Masergy is chaining multiple products with its own internally-developed tools in an effort to expand beyond managed SD-WAN and establish itself as a secure access service edge (SASE) provider.

Masergy's managed SASE platform is built around Fortinet's SD-WAN, security appliances, and cloud-based firewalls. The vendor previously reorganized its managed SD-WAN offering around Fortinet's Secure SD-WAN and FortiGate appliances, but it's no longer a wholly Fortinet-based offering now that its stitching a mix of services together.

Fortinet itself is a relative newcomer to cloud-based security and SASE, having acquired Opaq in July.

Masergy has expanded its relationship with BitGlass and is now deploying its cloud access security broker (CASB) to protect software-as-a-service applications and other cloud workflows. It's also incorporating many of its own internally developed tools into the platform to further differentiate itself from the competition. These include its zero-trust network access (ZTNA) as well as its artificial intelligence operations (AIOps) capabilities.

Masergy aims to provide single sign-on and user, device, and location-based authentication to soon provide finer-grained access controls to its ZTNA offering.

Meanwhile, the company's AIOps platform, which it announced a little over a year ago, acts as a virtual network engineer that automatically evaluates the network and makes recommendations on how to optimize performance.

Service Chaining

While it's certainly possible to assemble a SASE platform with products from multiple vendors, Gartner has warned against service chaining that results in a multi-pass structure for policy application and enforcement.

Gartner analyst Neil MacDonald, who co-authored the original report on SASE, noted in a previous interview, that service chaining is fraught with problems that make it highly inefficient for a SASE architecture.

However, MacDonald adds that not all service chaining is necessarily bad, dismissing the idea that SASE vendors have to provide the full software stack. That argument, he said, “just sounds like vendors trying to say ‘well, if you don’t have both pieces you can’t compete here, effectively.’ That’s not true.”

As long as the traffic is inspected once, it doesn't matter how many services are chained together. Although other analysts have noted that vendors that can offer a full SASE software stack are at an advantage.

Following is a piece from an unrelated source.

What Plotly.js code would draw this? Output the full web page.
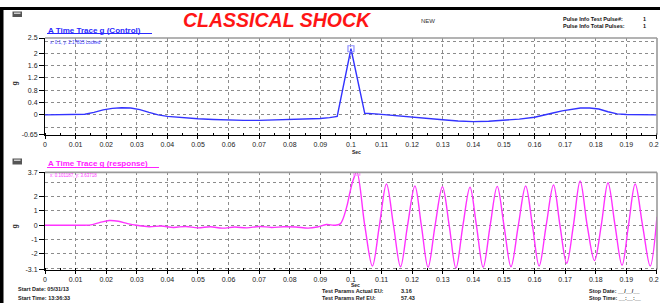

While Masergy can't avoid a multi-pass architecture when chaining multiple vendors and appliances it has managed to avoid some of the more problematic performance challenges.

“There is no hair-pinning between services. The SASE security services are co-located where possible so there is no measurable performance impact,” said Masergy CTO Terry Traina, in an email to SDxCentral, “As a service provider, we measure and guarantee performance so customers don’t need to worry about latency or performance.”

Masergy's decision to use a combination of Fortinet and BitGlass products may instill confidence in some enterprise customers, according to Zeus Kerravala, principal analyst at ZK Research.

“At this early stage in the market, each company is doing SASE differently, and the converged tech stack is a marquee moment,” said Kerravala. “Right now, IT leaders are trying to make a judgment call on whether they can trust one SASE provider with their own homegrown technologies to span five disparate industries, giving them a world-class experience across all arenas.”

Masergy's approach is also compelling because the service provider has managed to converge several core SASE technologies under a single portal while minimizing daisy chains, he explained.